PERIPHERAL T-CELL LYMPHOMA
Patients with peripheral T-cell lymphoma have diffuse large cell or diffuse
mixed lymphoma that expresses a cell surface phenotype of a postthymic (or
peripheral) T-cell expressing CD4 or CD8, but not both together.
Peripheral T-cell lymphoma encompasses a group of heterogeneous nodal T-cell
lymphomas that will require future delineation. This includes the so-called
Lennert’s lymphoma, a T-cell lymphoma admixed with a preponderance of
lymphoepithelioid cells. Most investigators report worse response and survival
rates for patients with peripheral T-cell lymphomas than for patients with comparably staged B-cell aggressive
lymphomas.[140,141,142] Therapy involves doxorubicin-based combination
chemotherapy, which is also used for B-cell diffuse large cell lymphoma.
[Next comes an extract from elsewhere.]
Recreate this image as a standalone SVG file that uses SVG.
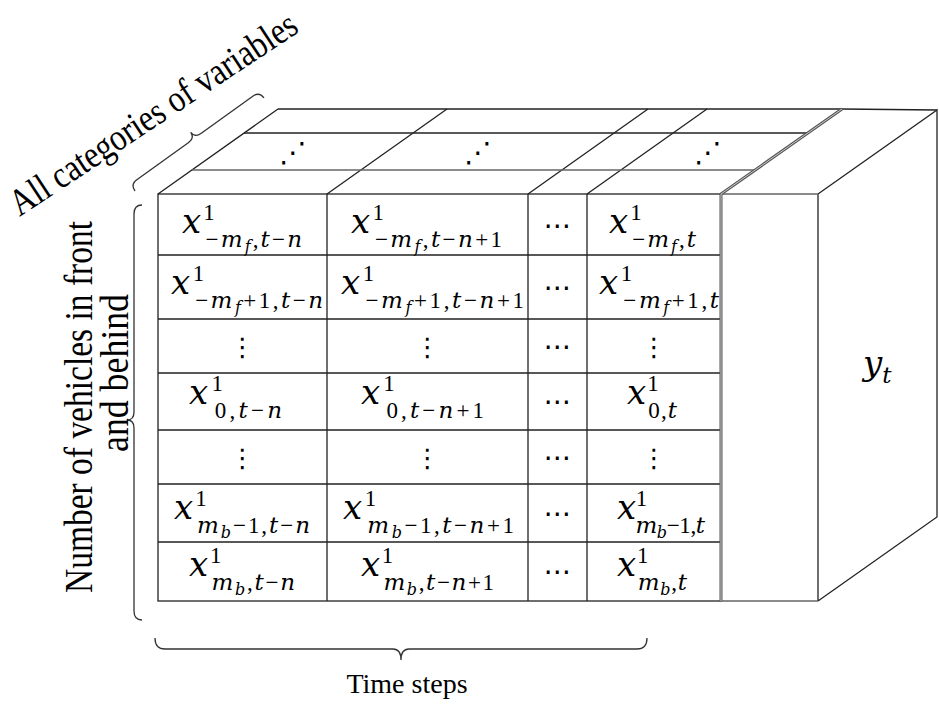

Most patients present
with multiple adverse prognostic factors (i.e., older age, stage IV, multiple
extranodal sites, and elevated LDH), and these patients have a low (<20%)
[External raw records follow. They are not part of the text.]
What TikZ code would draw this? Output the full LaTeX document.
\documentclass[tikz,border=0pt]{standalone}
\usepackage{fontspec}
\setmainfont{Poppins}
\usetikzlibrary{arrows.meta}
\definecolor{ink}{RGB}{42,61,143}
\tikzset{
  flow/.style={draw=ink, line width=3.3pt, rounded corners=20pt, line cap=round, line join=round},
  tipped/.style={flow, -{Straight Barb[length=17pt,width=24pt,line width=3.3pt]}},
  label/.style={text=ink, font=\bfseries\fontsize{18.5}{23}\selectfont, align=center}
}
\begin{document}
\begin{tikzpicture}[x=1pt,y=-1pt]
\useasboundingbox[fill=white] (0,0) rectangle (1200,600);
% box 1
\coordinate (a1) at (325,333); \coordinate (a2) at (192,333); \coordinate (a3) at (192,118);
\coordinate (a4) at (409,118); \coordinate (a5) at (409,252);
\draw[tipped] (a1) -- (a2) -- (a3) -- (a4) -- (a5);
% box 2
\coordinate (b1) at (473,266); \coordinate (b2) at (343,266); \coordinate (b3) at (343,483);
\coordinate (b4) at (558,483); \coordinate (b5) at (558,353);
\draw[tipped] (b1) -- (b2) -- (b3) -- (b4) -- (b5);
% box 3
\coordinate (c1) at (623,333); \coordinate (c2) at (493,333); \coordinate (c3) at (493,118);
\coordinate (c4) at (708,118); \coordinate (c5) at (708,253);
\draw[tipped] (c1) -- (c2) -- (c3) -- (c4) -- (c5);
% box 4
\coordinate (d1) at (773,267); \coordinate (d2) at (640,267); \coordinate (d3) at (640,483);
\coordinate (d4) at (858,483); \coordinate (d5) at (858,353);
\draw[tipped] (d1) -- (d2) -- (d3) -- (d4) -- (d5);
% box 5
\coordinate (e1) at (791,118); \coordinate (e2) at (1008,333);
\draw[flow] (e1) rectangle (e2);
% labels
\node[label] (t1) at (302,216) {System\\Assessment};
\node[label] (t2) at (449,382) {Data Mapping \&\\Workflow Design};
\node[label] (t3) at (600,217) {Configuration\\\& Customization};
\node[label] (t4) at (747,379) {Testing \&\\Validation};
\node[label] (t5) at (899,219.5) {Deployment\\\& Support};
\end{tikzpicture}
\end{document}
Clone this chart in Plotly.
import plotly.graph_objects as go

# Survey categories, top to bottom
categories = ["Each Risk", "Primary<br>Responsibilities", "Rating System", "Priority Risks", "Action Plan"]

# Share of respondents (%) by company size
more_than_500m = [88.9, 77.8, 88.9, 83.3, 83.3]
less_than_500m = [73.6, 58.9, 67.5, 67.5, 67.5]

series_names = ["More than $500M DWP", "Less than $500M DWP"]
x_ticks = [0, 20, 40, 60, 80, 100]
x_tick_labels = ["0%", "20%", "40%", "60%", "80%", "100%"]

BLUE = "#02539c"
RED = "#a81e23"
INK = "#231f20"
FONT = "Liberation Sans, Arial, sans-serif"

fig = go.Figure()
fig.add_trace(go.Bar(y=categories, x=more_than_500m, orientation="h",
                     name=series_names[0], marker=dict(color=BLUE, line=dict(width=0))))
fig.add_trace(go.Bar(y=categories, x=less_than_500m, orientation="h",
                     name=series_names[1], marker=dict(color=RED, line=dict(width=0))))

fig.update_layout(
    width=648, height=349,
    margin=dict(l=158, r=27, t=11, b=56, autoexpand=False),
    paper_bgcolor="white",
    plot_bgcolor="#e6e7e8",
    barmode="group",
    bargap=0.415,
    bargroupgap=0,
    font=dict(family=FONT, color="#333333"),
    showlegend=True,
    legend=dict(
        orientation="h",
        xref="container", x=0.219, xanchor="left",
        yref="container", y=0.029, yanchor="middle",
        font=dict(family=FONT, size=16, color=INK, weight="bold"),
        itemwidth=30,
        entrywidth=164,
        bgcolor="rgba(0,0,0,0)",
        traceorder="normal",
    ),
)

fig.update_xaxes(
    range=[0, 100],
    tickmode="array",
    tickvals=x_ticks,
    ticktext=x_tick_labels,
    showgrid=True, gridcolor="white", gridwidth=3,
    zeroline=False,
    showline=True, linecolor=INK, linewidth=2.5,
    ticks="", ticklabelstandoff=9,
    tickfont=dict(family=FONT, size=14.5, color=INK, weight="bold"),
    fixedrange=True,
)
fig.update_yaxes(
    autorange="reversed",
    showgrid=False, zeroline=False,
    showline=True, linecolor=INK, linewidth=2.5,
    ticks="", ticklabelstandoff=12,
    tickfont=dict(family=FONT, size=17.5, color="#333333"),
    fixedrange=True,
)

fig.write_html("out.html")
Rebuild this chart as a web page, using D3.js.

failure-free survival and OS at 5 years. High-dose chemotherapy with
hematopoietic stem cell support has been applied to patients with advanced-stage peripheral T-cell lymphoma. Evidence for this approach is
anecdotal.[137,143] Anecdotal responses have also been seen with alemtuzumab, an anti-CD52 monoclonal antibody, or denileukin difitox, a toxin-antibody ligand, after relapse from previous chemotherapy.[144,145] An unusual type of peripheral T-cell lymphoma occurring mostly in
young men, hepatosplenic T-cell lymphoma, appears to be localized to the
hepatic and splenic sinusoids, with cell surface expression of the T-cell
receptor gamma/delta.[146,147,148,149,150] Another variant, subcutaneous panniculitis-like
T-cell lymphoma, is localized to subcutaneous tissue associated with
hemophagocytic syndrome.[151,152,153,154] These patients have cells that express alpha/beta phenotype. Those with gamma-delta phenotype have a more aggressive clinical course and are classified as cutaneous gamma-delta T-cell lymphoma.[155,156,157] These patients may manifest involvement of the epidermis, dermis, subcutaneous region, or mucosa. These entities have extremely poor prognoses
with an extremely aggressive clinical course and are treated with the same
paradigm as for the highest-risk groups with diffuse large B-cell lymphoma.
ENTEROPATHY-TYPE INTESTINAL T-CELL LYMPHOMA
Enteropathy-type intestinal T-cell lymphoma involves the small bowel of
patients with gluten-sensitive enteropathy (celiac sprue).[126,158,159] Since a
gluten-free diet prevents the development of lymphoma, patients diagnosed with
celiac sprue in childhood rarely develop lymphoma. The diagnosis of celiac
disease is usually made by finding villous atrophy in the resected intestine.
Surgery is often required for diagnosis and to avoid perforation during
therapy. Therapy is with doxorubicin-based combination chemotherapy, but
relapse rates appear higher than for comparably staged diffuse large cell
lymphoma.[159,160] Complications of treatment include gastrointestinal bleeding, small
bowel perforation, and enterocolic fistulae; patients often require parenteral
nutrition. Multifocal intestinal perforations and visceral abdominal
involvement are seen at the time of relapse. High-dose therapy with hematopoietic
stem cell rescue has been applied in first remission or at relapse.
Evidence for this approach is anecdotal.